Big UK supermarket chains will be regarded as "trusted traders", thus avoiding checks for three months, or so : "British sausages will continue to make their way to Belfast and Ballymena in the new year," Gove told the Commons.

Will this last forever?
No. There is another grace period, of up to six months to allow UK supermarkets to source NI-bound meat, sausages, etc from the Republic, or elsewhere in the EU.

What about tariffs on goods moving from Britain into Northern Ireland?
Trusted traders will not have to pay tariffs for NI-bound goods. Smaller companies will get tariffs back if they can prove that the goods stayed there, though it is not clear yet how they will prove that.

What about goods heading into Northern Ireland bound for the Republic/EU?
These will face the same controls as anything going to the EU, so that will complicate the lives of hauliers carrying goods on the same lorry to NI and the Republic.

What about documentation on goods moving from Northern Ireland to Britain?
NI firms will not have to submit exit summary declarations.
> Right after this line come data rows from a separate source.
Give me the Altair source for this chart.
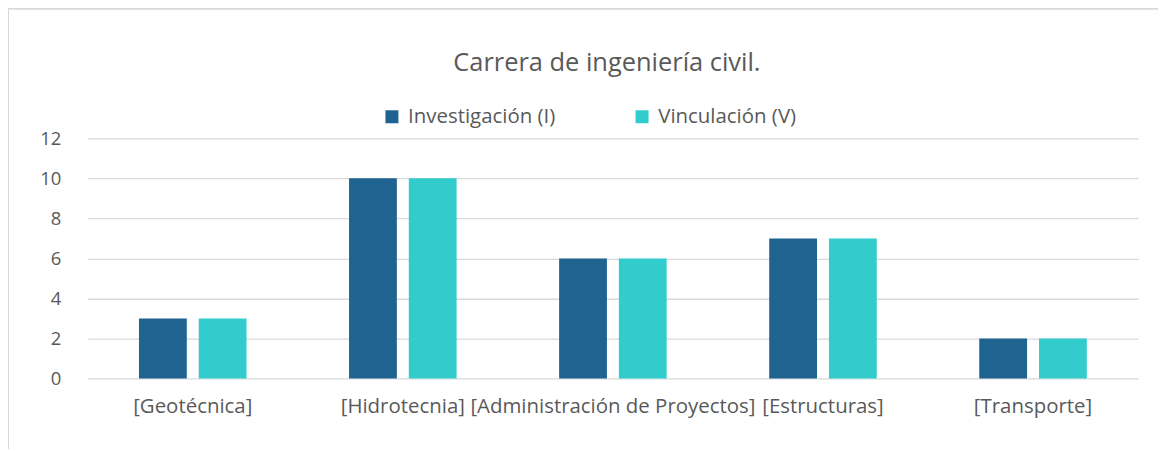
import altair as alt
import pandas as pd

categories = ["[Geotécnica]", "[Hidrotecnia]", "[Administración de Proyectos]", "[Estructuras]", "[Transporte]"]
series = ["Investigación (I)", "Vinculación (V)"]
investigacion = [3, 10, 6, 7, 2]
vinculacion = [3, 10, 6, 7, 2]
colors = ["#1F6391", "#33CCCC"]
y_ticks = [0, 2, 4, 6, 8, 10, 12]
title_text = "Carrera de ingeniería civil."

rows = []
for c, a, b in zip(categories, investigacion, vinculacion):
    rows.append({"cat": c, "serie": series[0], "val": a})
    rows.append({"cat": c, "serie": series[1], "val": b})
df = pd.DataFrame(rows)

FONT = "Open Sans"
GRAY = "#595959"

bars = alt.Chart(df).mark_bar().encode(
    x=alt.X("cat:N", sort=categories, title=None,
            scale=alt.Scale(paddingInner=0.488, paddingOuter=0.244),
            axis=alt.Axis(labelAngle=0, labelFontSize=20.5, labelColor=GRAY, labelFont=FONT,
                          labelPadding=18, ticks=False, domain=False, labelLimit=400,
                          labelOverlap=False, grid=False)),
    xOffset=alt.XOffset("serie:N", sort=series, scale=alt.Scale(paddingInner=0.2, paddingOuter=0)),
    y=alt.Y("val:Q", title=None,
            scale=alt.Scale(domain=[0, 12], nice=False),
            axis=alt.Axis(values=y_ticks, labelFontSize=18.5, labelColor=GRAY, labelFont=FONT,
                          labelPadding=27, ticks=False, domain=False,
                          gridColor="#D9D9D9", gridWidth=1.3)),
    color=alt.Color("serie:N", sort=series,
                    scale=alt.Scale(domain=series, range=colors),
                    legend=alt.Legend(title=None, orient="none", direction="horizontal",
                                      legendX=295, legendY=-32, symbolType="square",
                                      symbolSize=170, symbolStrokeWidth=0, labelFontSize=20.5,
                                      labelColor=GRAY, labelFont=FONT, columnPadding=76,
                                      labelOffset=6)),
)

one = alt.Data(values=[{"t": title_text}])
title = alt.Chart(one).mark_text(font=FONT, fontSize=25.5, color=GRAY, align="center",
                                 baseline="alphabetic").encode(
    x=alt.value(521), y=alt.value(-68), text="t:N")
left_border = alt.Chart(one).mark_rule(color="#D9D9D9", strokeWidth=2).encode(
    x=alt.value(-80), y=alt.value(-130), y2=alt.value(320))
top_border = alt.Chart(one).mark_rule(color="#D9D9D9", strokeWidth=2).encode(
    y=alt.value(-130), x=alt.value(-80), x2=alt.value(1078))

chart = alt.layer(left_border, top_border, title, bars).properties(
    width=1054, height=241,
    autosize=alt.AutoSizeParams(type="none"),
    padding={"left": 80, "top": 130, "right": 20, "bottom": 70},
).configure_view(stroke=None)

chart.save("out.html", embed_options={"renderer": "svg", "actions": False})
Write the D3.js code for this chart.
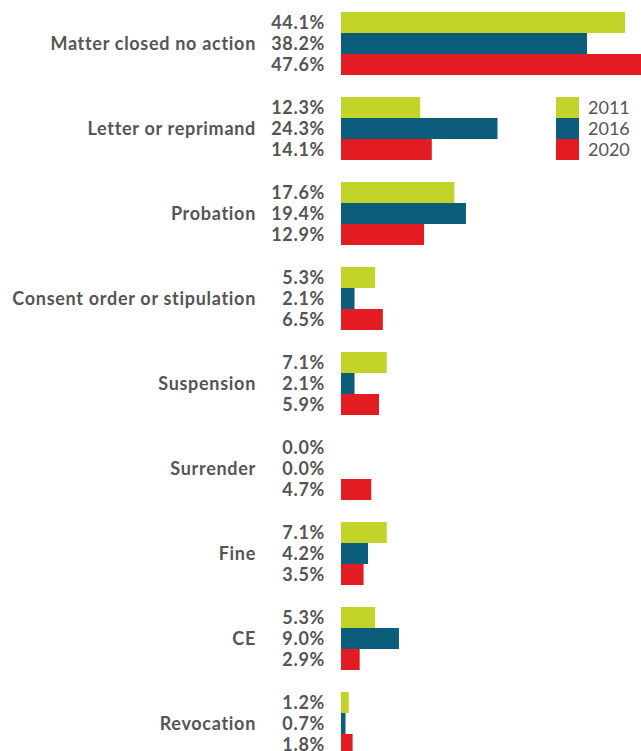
<!DOCTYPE html>
<html lang="en">
<head>
<meta charset="UTF-8">
<title>Outcomes</title>
<style>
  body { margin: 0; background: #fff; }
  svg { display: block; }
</style>
<script src="https://cdn.jsdelivr.net/npm/d3@7"></script>
</head>
<body>
<div id="container"></div>
<script>
const categories = ["Matter closed no action", "Letter or reprimand", "Probation",
    "Consent order or stipulation", "Suspension", "Surrender", "Fine", "CE", "Revocation"];
const series = ["2011", "2016", "2020"];
const values2011 = [44.1, 12.3, 17.6, 5.3, 7.1, 0.0, 7.1, 5.3, 1.2];
const values2016 = [38.2, 24.3, 19.4, 2.1, 2.1, 0.0, 4.2, 9.0, 0.7];
const values2020 = [47.6, 14.1, 12.9, 6.5, 5.9, 4.7, 3.5, 2.9, 1.8];
const colors = ["#c2d32a", "#0c5c7b", "#e31b23"];

const width = 641, height = 751;
const allValues = [values2011, values2016, values2020];

const rows = categories.map((c, i) => ({
    name: c,
    vals: series.map((s, j) => ({ series: s, value: allValues[j][i] }))
}));

const y = d3.scaleBand().domain(categories).range([1, 766])
    .paddingInner(22 / 85).paddingOuter(11 / 85);
const ySub = d3.scaleBand().domain(series).range([0, y.bandwidth()]);
const x = d3.scaleLinear().domain([0, 50]).range([341, 341 + 322]);
const color = d3.scaleOrdinal().domain(series).range(colors);

const svg = d3.select("#container").append("svg")
    .attr("width", width)
    .attr("height", height)
    .attr("font-family", "Lato, sans-serif");

const g = svg.append("g")
    .selectAll("g")
    .data(rows)
    .join("g")
    .attr("transform", d => `translate(0,${y(d.name)})`);

g.selectAll("rect")
    .data(d => d.vals)
    .join("rect")
    .attr("x", x(0))
    .attr("y", d => ySub(d.series))
    .attr("width", d => x(d.value) - x(0))
    .attr("height", ySub.bandwidth())
    .attr("fill", d => color(d.series));

g.selectAll("text.val")
    .data(d => d.vals)
    .join("text")
    .attr("class", "val")
    .attr("x", 325)
    .attr("y", d => ySub(d.series) + ySub.bandwidth() / 2)
    .attr("dy", "0.36em")
    .attr("text-anchor", "end")
    .attr("font-size", 18)
    .attr("font-weight", "bold")
    .attr("letter-spacing", 0.7)
    .attr("fill", "#555")
    .text(d => d.value.toFixed(1) + "%");

g.append("text")
    .attr("x", 256)
    .attr("y", y.bandwidth() / 2)
    .attr("dy", "0.36em")
    .attr("text-anchor", "end")
    .attr("font-size", 18)
    .attr("font-weight", "bold")
    .attr("letter-spacing", 0.7)
    .attr("fill", "#555")
    .text(d => d.name);

// legend
const legend = svg.append("g")
    .selectAll("g")
    .data(series)
    .join("g")
    .attr("transform", (d, i) => `translate(556,${97 + i * 21})`);

legend.append("rect")
    .attr("width", 23)
    .attr("height", 21)
    .attr("fill", d => color(d));

legend.append("text")
    .attr("x", 32)
    .attr("y", 10.5)
    .attr("dy", "0.36em")
    .attr("font-size", 18)
    .attr("fill", "#555")
    .text(d => d);
</script>
</body>
</html>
Instead, existing manifests data held by shipping companies will be used. The EU says this will will contain "equivalent information" rather than the "sufficient information" the UK had proposed.

Where will the Irish Sea border checks be carried out?
The ports of Larne, Foyle, Belfast and Warrenpoint.

Will these arrangements last in perpetuity?
No. The trusted trader scheme will run for 3 1/2 years. The EU can apply a brake if it suspects that goods are being smuggled into the EU through NI without checks or tariffs.

Any other issues?
Yes. The EU and UK must agree rules to ensure that British firms with NI interests do not abuse state aid rules.

Does this deal mean the EU will have an Northern Ireland office?
Bizarrely, no. The idea of that was toxic for the British side, so "hotdesking" will be the order of the day for 15 EU officials: "There will be no Belfast mini-embassy or mission, as some in the EU originally sought," said Michael Gove.